A major gap in chemical modification technologies of proteins are the lack of methods for the site-selective/chemospecific labeling of lysines. Indeed, a general screen for the site-selective labeling of the most accessible lysines in proteins would be advantageous in a number of respects.
First, since most proteins contain numerous lysines it would provide optional, diverse candidates for conjugate development. The candidates would emerge from screens ranked in order of lysine selectivity. For projects which have had a restricted focus on a single target protein site for attachment, this feature is invaluable for diversifying the screening process and bringing it more in line with the “numbers game” of small molecule development. Regioisomers (positional isomers) of purified conjugates would be expected to have different properties (e.g., pharmacokinetic) that could provide insights for clinical development of the optimal conjugate.
Second, labor intensive molecular biology methods are rendered an unnecessary preliminary to introducing payloads onto proteins, as the native or commercially available proteins can be screened without prior modification.
Thirdly, amines can be targeted with diverse acylating entities to provide amide bonds that are among the most chemically stable under physiological conditions of pH and temperature.

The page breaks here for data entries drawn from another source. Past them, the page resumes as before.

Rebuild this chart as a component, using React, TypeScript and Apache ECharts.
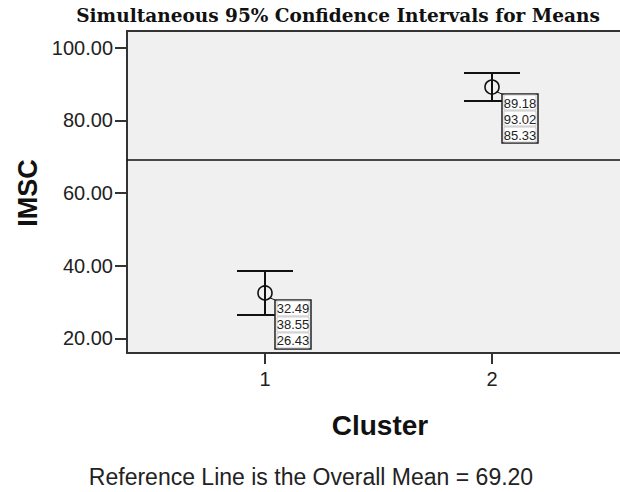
import React, { useEffect, useRef } from "react";
import * as echarts from "echarts";

const clusters = [1, 2];
const means = [32.49, 89.18];
const upperBounds = [38.55, 93.02];
const lowerBounds = [26.43, 85.33];
const overallMean = 69.2;
const yTicks = [20, 40, 60, 80, 100];
const xTicks = [1, 2];
const titleText = "Simultaneous 95% Confidence Intervals for Means";
const xName = "Cluster";
const yName = "IMSC";
const footerText = "Reference Line is the Overall Mean = 69.20";

export default function App() {
  const ref = useRef<HTMLDivElement>(null);
  useEffect(() => {
    document.body.style.margin = "0";
    const chart = echarts.init(ref.current!, null, { renderer: "svg" });
    const data = clusters.map((c, i) => [c, means[i], upperBounds[i], lowerBounds[i]]);
    chart.setOption({
      animation: false,
      grid: {
        left: 127,
        top: 31,
        width: 520,
        height: 322,
        outerBoundsMode: "none",
        containLabel: false,
        show: true,
        backgroundColor: "#f0f0f0",
        borderColor: "#333",
        borderWidth: 2,
      },
      xAxis: {
        type: "value",
        min: 0.3921,
        max: 2.6828,
        splitLine: { show: false },
        axisLine: { show: true, lineStyle: { color: "#333", width: 2 } },
        axisTick: { show: true, length: 11, customValues: xTicks, lineStyle: { color: "#333", width: 2 } },
        axisLabel: {
          customValues: xTicks,
          formatter: (v: number) => String(v),
          color: "#222",
          fontFamily: "Liberation Sans",
          fontSize: 20,
          margin: 16,
        },
      },
      yAxis: {
        type: "value",
        min: 15.95,
        max: 104.6,
        splitLine: { show: false },
        axisLine: { show: true, lineStyle: { color: "#333", width: 2 } },
        axisTick: { show: true, length: 12, customValues: yTicks, lineStyle: { color: "#333", width: 2 } },
        axisLabel: {
          customValues: yTicks,
          formatter: (v: number) => v.toFixed(2),
          color: "#222",
          fontFamily: "Liberation Sans",
          fontSize: 20,
          margin: 14,
        },
      },
      graphic: [
        {
          type: "text",
          x: 338,
          y: 15,
          style: {
            text: titleText,
            fontFamily: "DejaVu Serif",
            fontWeight: "bold",
            fontSize: 18.5,
            fill: "#111",
            align: "center",
            verticalAlign: "middle",
          },
        },
        {
          type: "text",
          x: 28,
          y: 193,
          rotation: Math.PI / 2,
          style: {
            text: yName,
            fontFamily: "Liberation Sans",
            fontWeight: "bold",
            fontSize: 27,
            fill: "#111",
            align: "center",
            verticalAlign: "middle",
          },
        },
        {
          type: "text",
          x: 380,
          y: 425,
          style: {
            text: xName,
            fontFamily: "Liberation Sans",
            fontWeight: "bold",
            fontSize: 28,
            fill: "#111",
            align: "center",
            verticalAlign: "middle",
          },
        },
        {
          type: "text",
          x: 311,
          y: 477,
          style: {
            text: footerText,
            fontFamily: "Liberation Sans",
            fontSize: 23,
            fill: "#222",
            align: "center",
            verticalAlign: "middle",
          },
        },
      ],
      series: [
        {
          type: "custom",
          data,
          renderItem: (params: any, api: any) => {
            const x = api.value(0);
            const m = api.value(1);
            const u = api.value(2);
            const l = api.value(3);
            const pm = api.coord([x, m]);
            const pu = api.coord([x, u]);
            const pl = api.coord([x, l]);
            const half = 28;
            const ls = { stroke: "#111", lineWidth: 2 };
            const bx = pm[0] + 10;
            const by = pm[1] + 7;
            const bw = 36;
            const rowH = 16;
            const vals = [m, u, l];
            const children: any[] = [
              { type: "line", shape: { x1: pu[0], y1: pu[1], x2: pl[0], y2: pl[1] }, style: ls },
              { type: "line", shape: { x1: pu[0] - half, y1: pu[1], x2: pu[0] + half, y2: pu[1] }, style: ls },
              { type: "line", shape: { x1: pl[0] - half, y1: pl[1], x2: pl[0] + half, y2: pl[1] }, style: ls },
              { type: "circle", shape: { cx: pm[0], cy: pm[1], r: 7 }, style: { fill: "none", stroke: "#111", lineWidth: 1.6 } },
              { type: "line", shape: { x1: pm[0] + 5, y1: pm[1] + 5, x2: bx, y2: by }, style: { stroke: "#111", lineWidth: 1 } },
              { type: "rect", shape: { x: bx, y: by, width: bw, height: rowH * 3 + 1 }, style: { fill: "#fff", stroke: "#222", lineWidth: 1.5 } },
            ];
            vals.forEach((v, i) => {
              children.push({
                type: "rect",
                shape: { x: bx + 2, y: by + 1 + i * rowH, width: bw - 4, height: rowH - 1 },
                style: { fill: "#fff", stroke: "#bbb", lineWidth: 0.8 },
              });
              children.push({
                type: "text",
                x: bx + bw / 2,
                y: by + 1 + i * rowH + rowH / 2,
                style: {
                  text: v.toFixed(2),
                  fontFamily: "Liberation Sans",
                  fontSize: 13,
                  fill: "#222",
                  align: "center",
                  verticalAlign: "middle",
                },
              });
            });
            return { type: "group", children };
          },
          markLine: {
            silent: true,
            symbol: ["none", "none"],
            label: { show: false },
            lineStyle: { color: "#111", width: 1.5, type: "solid" },
            data: [{ yAxis: overallMean }],
          },
        },
      ],
    });
    return () => chart.dispose();
  }, []);
  return <div ref={ref} style={{ width: 620, height: 492 }} />;
}
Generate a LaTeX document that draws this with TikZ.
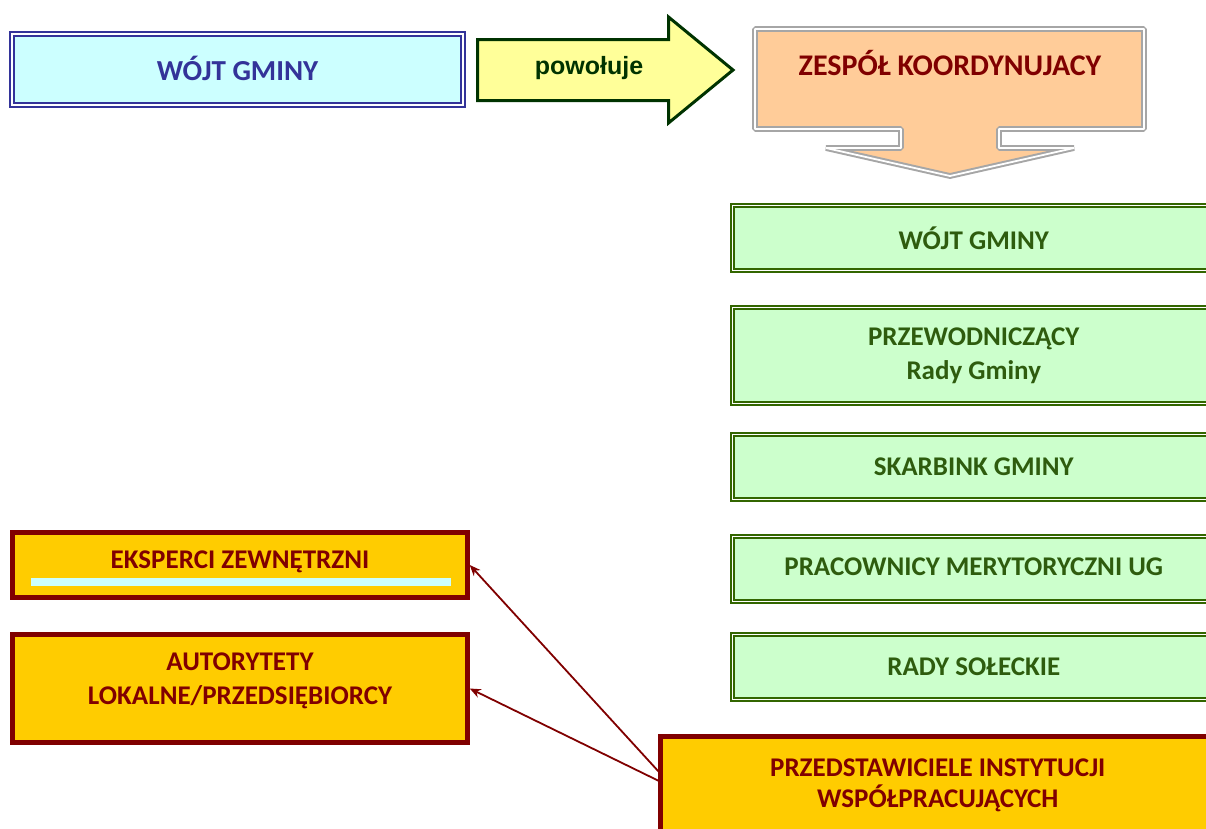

Fourthly, affinity elements, and/or labeling entities to the targeted protein could be combined with information on known ligands to site-selectively label of the protein
For these reasons, methods for the site-selective/chemospecific modification and ligation of proteins, and particularly antibodies, would be useful to produce and facilitate the formation of protein conjugates and related crosslinked products such as antibody-drug conjugates. The conjugates and crosslinked products themselves are useful in many respects including molecular diagnostic and therapeutic applications.